After meeting young tea farmer Shutaro Hayashi in Kirishima, we board the train and go deeper into the mountains. While the tea garden of Shutaro Hayashi is located at the foot of the volcanic mountain Kirishima, the atelier of NARIEDA Shinichiro, where we are headed to now, is much deeper in the mountains. From NARIEDA’s garden, which is an important source of inspiration for the artist, there is an almost free view to the peaks and craters of the volcanic mountain range Kirishima.
The pieces NARIEDA made for us this year reflect NARIEDA’s admiration for nature. This is clearly visible at first sight. Over a light-coloured, almost white clay with dot-like dark-metallic inclusions, NARIEDA lets flow a light glaze, with a tendency to lilac-colour.
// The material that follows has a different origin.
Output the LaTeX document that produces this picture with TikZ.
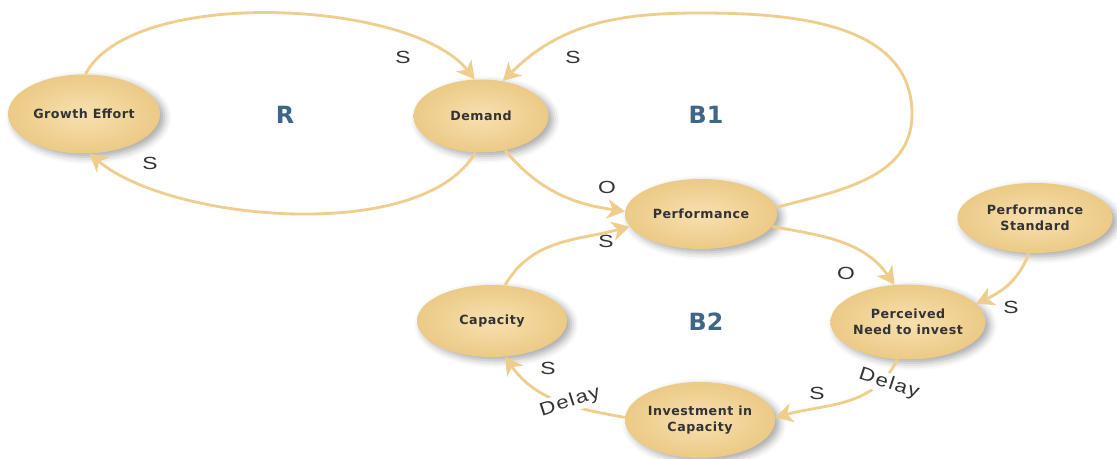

The new tea bowls [yunomi] are inspired by the mountain landscape of Kirishima in spring. Because then, at the edge of the barren volcanic craters, shining pink-coloured small flowers are growing, the Miyama Kirishima.
When NARIEDA made a series of tea pots [shiboridashi kyusu] and small tea bowls [yunomi] in 2017, he used a even lighter, almost shining white clay and fired the pieces in a way that the pink-coloured shades had an extraordinarily shining effect, with a strong tendency to purple red in many spots. At that time, he applied the glaze to the pieces with a finger-snapping movement, which created pieces full of energy, even slightly restless: the awakening of spring. These pieces could be interpreted as the first days of spring, when the sun shines on the flowers of the Miyama Kirishima with full power, and when the mountain birds’ loud singing can be heard.
This year’s pieces’ opulent colours are no less multi-faceted, yet a bit rounder. The clay is not so shiningly light-coloured, but rather nuanced with a slight pale-gray or pale-beige, which might as well be used for pieces in a traditional tea room. To accentuate the colour of the tea in the tea bowls, for the pieces created now in spring 2019, NARIEDA experimented with a very high temperature in the kiln and rather long firing, so that the colours of the glaze appear intense but rather light. This is how this year’s series of mid-sized tea bowls was created, characterised by their light lilac-shades and, partly, even with colour shades with a tendency to light turquoise or light blue. Due to the high firing temperature, the glaze flows over the well-shaped round surface of the tea bowls as smoothly as jade, so that each touch of the pieces caresses the skin.
Just like in a dream, flowers of the Miyama Kirishima fly through the light-blue sky, carried by the wind, and, reflecting the sunlight, they trickle down to the ceramist’s small garden.
After the ceramist carefully packed the pieces of the new series for us together with his wife, we bring them to the post office of the little mountain village. In Japan, tomorrow a series of holidays starts which together are called “Golden Week”. The post office will be closed then. Now, everything is ready and NARIEDA’s pieces, which he calls his children, can start their journey to Europe.
In the evening, a friend of the artist comes over for dinner together with NARIEDA and us in his atelier. For this, NARIEDA harvested the rare sprouts from his little garden, which are called “tara-no-me” in Japan. NARIEDAs wife prepared them for us, and we enjoy them together with green tea, which we, of course, drink from pieces made by NARIEDA.